>> Start

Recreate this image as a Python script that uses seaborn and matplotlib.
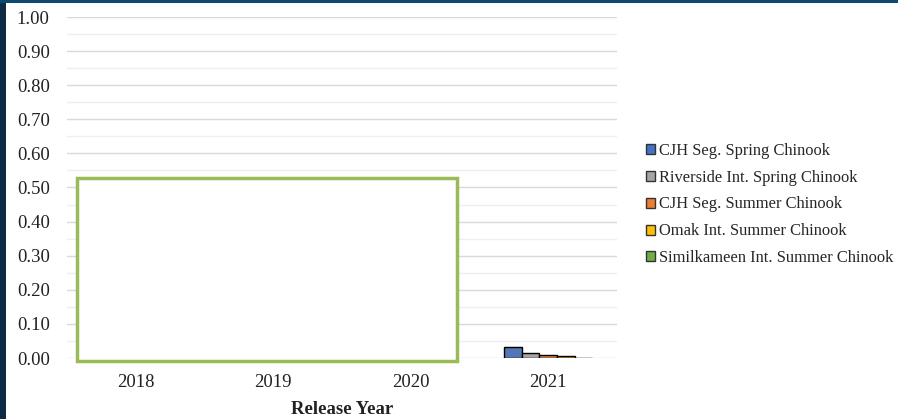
import matplotlib
matplotlib.use("Agg")
import matplotlib.pyplot as plt
import seaborn as sns
import pandas as pd
import numpy as np
from matplotlib.patches import Rectangle, Patch

years = ["2018", "2019", "2020", "2021"]
series = ["CJH Seg. Spring Chinook", "Riverside Int. Spring Chinook",
          "CJH Seg. Summer Chinook", "Omak Int. Summer Chinook",
          "Similkameen Int. Summer Chinook"]
cjh_spring = [0.0, 0.0, 0.0, 0.031]
riverside_spring = [0.0, 0.0, 0.0, 0.015]
cjh_summer = [0.0, 0.0, 0.0, 0.008]
omak_summer = [0.0, 0.0, 0.0, 0.007]
similkameen_summer = [0.0, 0.0, 0.0, 0.0]
colors = ["#4472C4", "#A5A5A5", "#ED7D31", "#FFC000", "#70AD47"]

values = [cjh_spring, riverside_spring, cjh_summer, omak_summer, similkameen_summer]
rows = []
for s, vals in zip(series, values):
    for y, v in zip(years, vals):
        rows.append({"Release Year": y, "Series": s, "Value": v})
df = pd.DataFrame(rows)

sns.set_theme(style="white")
plt.rcParams["font.family"] = ["Liberation Serif", "DejaVu Serif"]

fig = plt.figure(figsize=(8.98, 4.19), dpi=100)
fig.patch.set_facecolor("white")
ax = fig.add_axes([67/898, 1-358/419, 550/898, 341/419])

sns.barplot(data=df, x="Release Year", y="Value", hue="Series", hue_order=series,
            palette=colors, width=0.64, edgecolor="black", linewidth=1.0,
            ax=ax, legend=False, zorder=3)

ax.set_ylim(0, 1.0)
ax.set_xlim(-0.5, 3.5)
ax.set_yticks(np.arange(0, 1.01, 0.1))
ax.set_yticklabels([f"{v:.2f}" for v in np.arange(0, 1.01, 0.1)])
ax.set_yticks(np.arange(0.05, 1.0, 0.1), minor=True)
ax.grid(axis="y", which="major", color="#d9d9d9", linewidth=1.0, zorder=0)
ax.grid(axis="y", which="minor", color="#efefef", linewidth=1.0, zorder=0)
ax.set_axisbelow(True)
for sp in ax.spines.values():
    sp.set_visible(False)
ax.tick_params(axis="y", which="both", length=0, pad=12.5, labelsize=13.5, colors="#222222")
ax.tick_params(axis="x", length=0, pad=11.5, labelsize=13.5, colors="#222222")
ax.set_ylabel("")
ax.set_xlabel("Release Year", fontsize=13.5, fontweight="bold", color="#222222", labelpad=7.5)

# green overlay box
ax.add_patch(Rectangle((0.018, -0.01), 0.691, 0.538, transform=ax.transAxes,
                       facecolor="white", edgecolor="#9BBB59", linewidth=2.5,
                       clip_on=False, zorder=10))

handles = [Patch(facecolor=c, edgecolor="#333333", linewidth=1.0) for c in colors]
fig.legend(handles, series, loc="center left", bbox_to_anchor=(0.719, 0.512),
           frameon=False, fontsize=11.9, handlelength=0.55, handleheight=0.55,
           handletextpad=0.25, labelspacing=0.66, borderaxespad=0, borderpad=0)

# slide border
fig.add_artist(Rectangle((0, 0), 6/898, 1, transform=fig.transFigure,
                         facecolor="#0c2a44", edgecolor="none"))
fig.add_artist(Rectangle((0, 1-3/419), 1, 3/419, transform=fig.transFigure,
                         facecolor="#0b4a6c", edgecolor="none"))

fig.savefig("out.png", dpi=100)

>> End

Repeat, word for word and with no pictures, only the lines running from the beginning of the data to the line that contains "from matplotlib.patches import".

Answer ->
Recreate this image as a Python script that uses seaborn and matplotlib.
import matplotlib
matplotlib.use("Agg")
import matplotlib.pyplot as plt
import seaborn as sns
import pandas as pd
import numpy as np
from matplotlib.patches import Rectangle, Patch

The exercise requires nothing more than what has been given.